Request:
Can you output the material exactly as written, minus any pictures it holds?

------ Supplied data ------

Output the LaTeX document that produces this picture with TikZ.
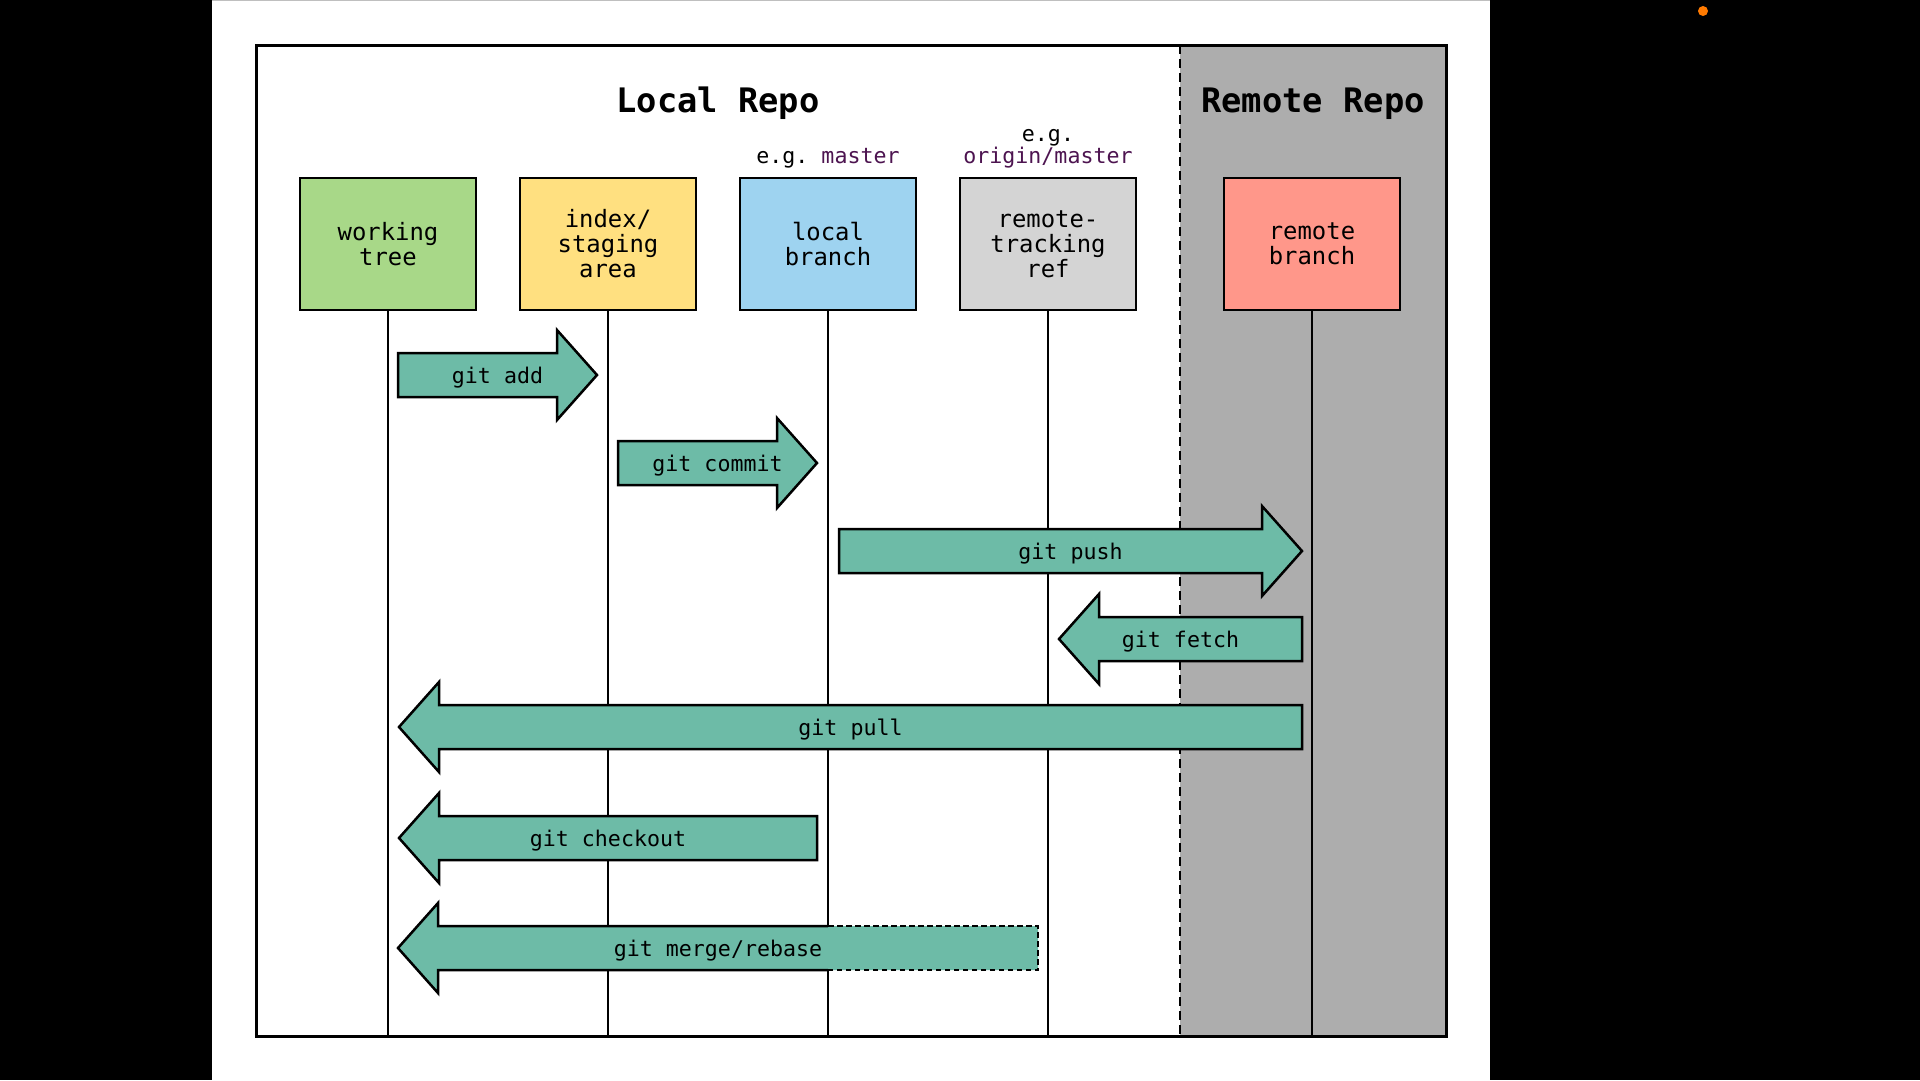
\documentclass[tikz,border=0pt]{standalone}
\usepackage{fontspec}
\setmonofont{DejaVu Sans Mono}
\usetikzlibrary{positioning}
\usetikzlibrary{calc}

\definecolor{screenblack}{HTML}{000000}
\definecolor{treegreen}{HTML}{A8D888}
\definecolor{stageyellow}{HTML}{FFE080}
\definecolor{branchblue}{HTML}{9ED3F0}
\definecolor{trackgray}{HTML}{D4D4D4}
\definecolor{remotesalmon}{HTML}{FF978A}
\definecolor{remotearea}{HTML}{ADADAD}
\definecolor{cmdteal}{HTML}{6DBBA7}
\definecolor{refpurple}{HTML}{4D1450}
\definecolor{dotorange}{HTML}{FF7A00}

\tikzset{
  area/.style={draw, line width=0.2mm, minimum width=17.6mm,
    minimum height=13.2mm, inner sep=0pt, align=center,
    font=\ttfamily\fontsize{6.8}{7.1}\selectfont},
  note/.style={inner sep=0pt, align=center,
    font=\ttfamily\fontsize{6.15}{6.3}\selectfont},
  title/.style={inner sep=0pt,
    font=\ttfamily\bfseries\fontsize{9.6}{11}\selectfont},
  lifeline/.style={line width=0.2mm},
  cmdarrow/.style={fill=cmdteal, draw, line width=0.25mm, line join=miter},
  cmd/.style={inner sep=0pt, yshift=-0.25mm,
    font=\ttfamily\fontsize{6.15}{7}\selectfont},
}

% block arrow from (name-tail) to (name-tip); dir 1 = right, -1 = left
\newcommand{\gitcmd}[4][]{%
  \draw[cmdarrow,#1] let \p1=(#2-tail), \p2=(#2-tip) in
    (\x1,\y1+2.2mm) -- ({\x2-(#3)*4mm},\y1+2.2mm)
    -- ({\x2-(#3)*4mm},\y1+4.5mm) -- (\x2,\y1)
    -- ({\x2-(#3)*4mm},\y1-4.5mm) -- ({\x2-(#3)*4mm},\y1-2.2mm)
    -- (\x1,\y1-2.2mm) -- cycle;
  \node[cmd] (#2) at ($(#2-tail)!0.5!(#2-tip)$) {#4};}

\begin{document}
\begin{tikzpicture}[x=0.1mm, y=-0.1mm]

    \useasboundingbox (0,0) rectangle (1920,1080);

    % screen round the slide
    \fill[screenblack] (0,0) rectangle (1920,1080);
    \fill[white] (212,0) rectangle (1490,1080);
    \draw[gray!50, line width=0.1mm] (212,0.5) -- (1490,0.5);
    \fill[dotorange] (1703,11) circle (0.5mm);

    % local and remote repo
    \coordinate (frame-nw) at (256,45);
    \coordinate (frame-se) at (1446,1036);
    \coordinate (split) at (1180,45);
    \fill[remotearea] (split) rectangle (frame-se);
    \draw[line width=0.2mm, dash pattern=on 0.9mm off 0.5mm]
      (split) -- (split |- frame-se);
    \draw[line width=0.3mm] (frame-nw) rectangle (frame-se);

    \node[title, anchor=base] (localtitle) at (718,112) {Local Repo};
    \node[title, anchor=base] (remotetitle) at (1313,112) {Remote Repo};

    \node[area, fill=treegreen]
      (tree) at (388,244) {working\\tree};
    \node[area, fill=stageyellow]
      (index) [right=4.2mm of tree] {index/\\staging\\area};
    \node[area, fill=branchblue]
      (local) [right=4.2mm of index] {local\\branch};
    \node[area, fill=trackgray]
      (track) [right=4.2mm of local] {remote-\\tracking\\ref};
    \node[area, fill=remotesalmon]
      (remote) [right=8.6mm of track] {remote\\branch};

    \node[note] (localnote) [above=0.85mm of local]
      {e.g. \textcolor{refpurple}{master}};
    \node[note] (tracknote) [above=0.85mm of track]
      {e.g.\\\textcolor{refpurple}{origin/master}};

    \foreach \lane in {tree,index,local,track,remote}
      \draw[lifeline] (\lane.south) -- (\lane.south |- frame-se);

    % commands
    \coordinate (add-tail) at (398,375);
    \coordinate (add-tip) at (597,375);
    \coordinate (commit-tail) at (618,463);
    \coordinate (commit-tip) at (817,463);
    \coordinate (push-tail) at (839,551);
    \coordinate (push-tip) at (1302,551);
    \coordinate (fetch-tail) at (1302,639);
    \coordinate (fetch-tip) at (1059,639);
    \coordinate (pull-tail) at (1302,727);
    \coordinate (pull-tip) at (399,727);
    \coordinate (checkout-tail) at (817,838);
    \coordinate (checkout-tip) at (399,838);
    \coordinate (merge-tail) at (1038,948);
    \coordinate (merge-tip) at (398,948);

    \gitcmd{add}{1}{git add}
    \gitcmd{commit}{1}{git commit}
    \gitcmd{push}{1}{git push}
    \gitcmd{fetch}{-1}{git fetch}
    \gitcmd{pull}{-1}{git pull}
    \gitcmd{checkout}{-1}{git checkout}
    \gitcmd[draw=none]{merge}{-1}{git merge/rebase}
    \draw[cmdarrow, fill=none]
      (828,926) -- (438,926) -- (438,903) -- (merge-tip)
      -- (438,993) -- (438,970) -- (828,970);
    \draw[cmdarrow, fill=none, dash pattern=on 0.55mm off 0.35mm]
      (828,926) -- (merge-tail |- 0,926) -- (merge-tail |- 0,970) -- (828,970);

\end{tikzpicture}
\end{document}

------

Solution to this task:
Output the LaTeX document that produces this picture with TikZ.
\documentclass[tikz,border=0pt]{standalone}
\usepackage{fontspec}
\setmonofont{DejaVu Sans Mono}
\usetikzlibrary{positioning}
\usetikzlibrary{calc}

\definecolor{screenblack}{HTML}{000000}
\definecolor{treegreen}{HTML}{A8D888}
\definecolor{stageyellow}{HTML}{FFE080}
\definecolor{branchblue}{HTML}{9ED3F0}
\definecolor{trackgray}{HTML}{D4D4D4}
\definecolor{remotesalmon}{HTML}{FF978A}
\definecolor{remotearea}{HTML}{ADADAD}
\definecolor{cmdteal}{HTML}{6DBBA7}
\definecolor{refpurple}{HTML}{4D1450}
\definecolor{dotorange}{HTML}{FF7A00}

\tikzset{
  area/.style={draw, line width=0.2mm, minimum width=17.6mm,
    minimum height=13.2mm, inner sep=0pt, align=center,
    font=\ttfamily\fontsize{6.8}{7.1}\selectfont},
  note/.style={inner sep=0pt, align=center,
    font=\ttfamily\fontsize{6.15}{6.3}\selectfont},
  title/.style={inner sep=0pt,
    font=\ttfamily\bfseries\fontsize{9.6}{11}\selectfont},
  lifeline/.style={line width=0.2mm},
  cmdarrow/.style={fill=cmdteal, draw, line width=0.25mm, line join=miter},
  cmd/.style={inner sep=0pt, yshift=-0.25mm,
    font=\ttfamily\fontsize{6.15}{7}\selectfont},
}

% block arrow from (name-tail) to (name-tip); dir 1 = right, -1 = left
\newcommand{\gitcmd}[4][]{%
  \draw[cmdarrow,#1] let \p1=(#2-tail), \p2=(#2-tip) in
    (\x1,\y1+2.2mm) -- ({\x2-(#3)*4mm},\y1+2.2mm)
    -- ({\x2-(#3)*4mm},\y1+4.5mm) -- (\x2,\y1)
    -- ({\x2-(#3)*4mm},\y1-4.5mm) -- ({\x2-(#3)*4mm},\y1-2.2mm)
    -- (\x1,\y1-2.2mm) -- cycle;
  \node[cmd] (#2) at ($(#2-tail)!0.5!(#2-tip)$) {#4};}

\begin{document}
\begin{tikzpicture}[x=0.1mm, y=-0.1mm]

    \useasboundingbox (0,0) rectangle (1920,1080);

    % screen round the slide
    \fill[screenblack] (0,0) rectangle (1920,1080);
    \fill[white] (212,0) rectangle (1490,1080);
    \draw[gray!50, line width=0.1mm] (212,0.5) -- (1490,0.5);
    \fill[dotorange] (1703,11) circle (0.5mm);

    % local and remote repo
    \coordinate (frame-nw) at (256,45);
    \coordinate (frame-se) at (1446,1036);
    \coordinate (split) at (1180,45);
    \fill[remotearea] (split) rectangle (frame-se);
    \draw[line width=0.2mm, dash pattern=on 0.9mm off 0.5mm]
      (split) -- (split |- frame-se);
    \draw[line width=0.3mm] (frame-nw) rectangle (frame-se);

    \node[title, anchor=base] (localtitle) at (718,112) {Local Repo};
    \node[title, anchor=base] (remotetitle) at (1313,112) {Remote Repo};

    \node[area, fill=treegreen]
      (tree) at (388,244) {working\\tree};
    \node[area, fill=stageyellow]
      (index) [right=4.2mm of tree] {index/\\staging\\area};
    \node[area, fill=branchblue]
      (local) [right=4.2mm of index] {local\\branch};
    \node[area, fill=trackgray]
      (track) [right=4.2mm of local] {remote-\\tracking\\ref};
    \node[area, fill=remotesalmon]
      (remote) [right=8.6mm of track] {remote\\branch};

    \node[note] (localnote) [above=0.85mm of local]
      {e.g. \textcolor{refpurple}{master}};
    \node[note] (tracknote) [above=0.85mm of track]
      {e.g.\\\textcolor{refpurple}{origin/master}};

    \foreach \lane in {tree,index,local,track,remote}
      \draw[lifeline] (\lane.south) -- (\lane.south |- frame-se);

    % commands
    \coordinate (add-tail) at (398,375);
    \coordinate (add-tip) at (597,375);
    \coordinate (commit-tail) at (618,463);
    \coordinate (commit-tip) at (817,463);
    \coordinate (push-tail) at (839,551);
    \coordinate (push-tip) at (1302,551);
    \coordinate (fetch-tail) at (1302,639);
    \coordinate (fetch-tip) at (1059,639);
    \coordinate (pull-tail) at (1302,727);
    \coordinate (pull-tip) at (399,727);
    \coordinate (checkout-tail) at (817,838);
    \coordinate (checkout-tip) at (399,838);
    \coordinate (merge-tail) at (1038,948);
    \coordinate (merge-tip) at (398,948);

    \gitcmd{add}{1}{git add}
    \gitcmd{commit}{1}{git commit}
    \gitcmd{push}{1}{git push}
    \gitcmd{fetch}{-1}{git fetch}
    \gitcmd{pull}{-1}{git pull}
    \gitcmd{checkout}{-1}{git checkout}
    \gitcmd[draw=none]{merge}{-1}{git merge/rebase}
    \draw[cmdarrow, fill=none]
      (828,926) -- (438,926) -- (438,903) -- (merge-tip)
      -- (438,993) -- (438,970) -- (828,970);
    \draw[cmdarrow, fill=none, dash pattern=on 0.55mm off 0.35mm]
      (828,926) -- (merge-tail |- 0,926) -- (merge-tail |- 0,970) -- (828,970);

\end{tikzpicture}
\end{document}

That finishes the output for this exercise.